How in the heck do you know that cylinder #7 is firing, but all the others are not???? Using an inductive tachometer? Grounding each plug?
 
And it turns over but won't crank up and only the #7 cylinder is firing while turning the engine. I check and all the others are getting spark and fuel but only #7 is firing.
I don't understand how all cylinders can be getting fuel and spark, but only one fires. Fuel + spark + compression = "fire".
 
Make sure all grounds are good. Real clean and done right. Especially the ecm case. Fully charged battery too.
 
Ditto, ground, ground, ground. Make sure you have a good ground strap from engine to firewall, AND run a jumper to the ECM case from that. After you do all that, find a troubleshooting guide for electronic ignition online. Follow the sequence, check and SOLDER your connections! Then if all else fails, ballast, ignition switch, bulkhead connector, and so on. Don't give up, intermittent wiring problems are the worst.
 
The other "slight" possibility I can think of is that the timing is actually WAY off..... like 180-degrees out or the timing chain jumped a tooth. You said you checked timing, but weren't real specific.
 
I'll chime in,,,Connections,connections,etc.!!!!!
 
Hang in there brother. If I'm understanding you correctly, you wired in an electronic ignition into your '69 car, right?

I think we need A LOT more detail to help you, but just a shot in the dark..... you've got a wiring problem in your ignition.

How in the heck do you know that cylinder #7 is firing, but all the others are not???? Using an inductive tachometer? Grounding each plug?
Yes it is an electric ignition. I grounded all the plugs to the block and they all are sparking. I know they are all getting fuel because after I tried turning it over a few time I pulled the plugs and they are all soaking wet. And I know #7 is firing because you can hear it firing while it is turning over and they only header pipe that is hot is #7. The way I checked mechanical timing was putting #1 at top dead and the valve were completely seated I did this for #2,7,and 8 as well but not sure of how accurate that method is. And ignition timing isn't dead on but it's close enough because it has run multiple times with the ignition timing in that same spot. The only thing thatakes sense is they the spark isn't strong enough to burn the fuel, #7 being a freak occurance.
 
Had a problem with 70 cuda same issue had spark at plugs when cranked drove me crazy chasing it down ended up being the tachometer shorted internally. I forgot to hook it back up once swapping the 3 rd coil on it and found it that way
 
Did you replace the pickup coil in the distributor? Sounds more like a pickup problem.
 
Did you replace the pickup coil in the distributor? Sounds more like a pickup problem.

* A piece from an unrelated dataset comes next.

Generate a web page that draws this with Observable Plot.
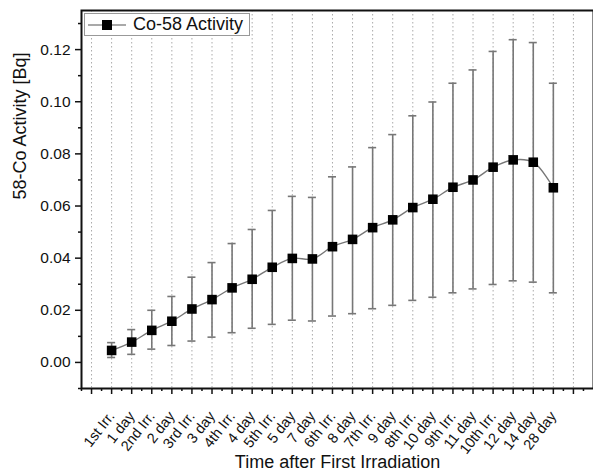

Sit rep. Just removed the distributor cap and sure enough the the pickup was laying on the reluctor ring. Fairly confident that now I am charging up the battery and will post again on if it fixed my problem.
 
Sit rep. The beast lives! Nothing but a pickup gap problem this whole time. Glad that mess is finally over and that I get to drive it again. Thank all of you for your help and input.
 
Nice work!
Guess what!! It's doing the same thing. I tried resetting the coil again and again and it won't fire anything but number seven again. So it's looking like my pickup coil is just too weak right?
 
Those distributor shafts can get bent, then 1 will fire, because it's close and gets a signal, and the others don't. Take the distributor out and spin it while looking at it to see if it wobbles. If it's been hitting the reluctor ring then the pick up may be damaged.
 
You setting the airgap with a nonmagnetic guage?
Change the spark plugs. They are fuel fouled a sign they are not firing. Get out of the habit of checking spark using spark plug wire to block just not a good idea to shove 30000 volts threw an ECU or PCM by way of a ground wire.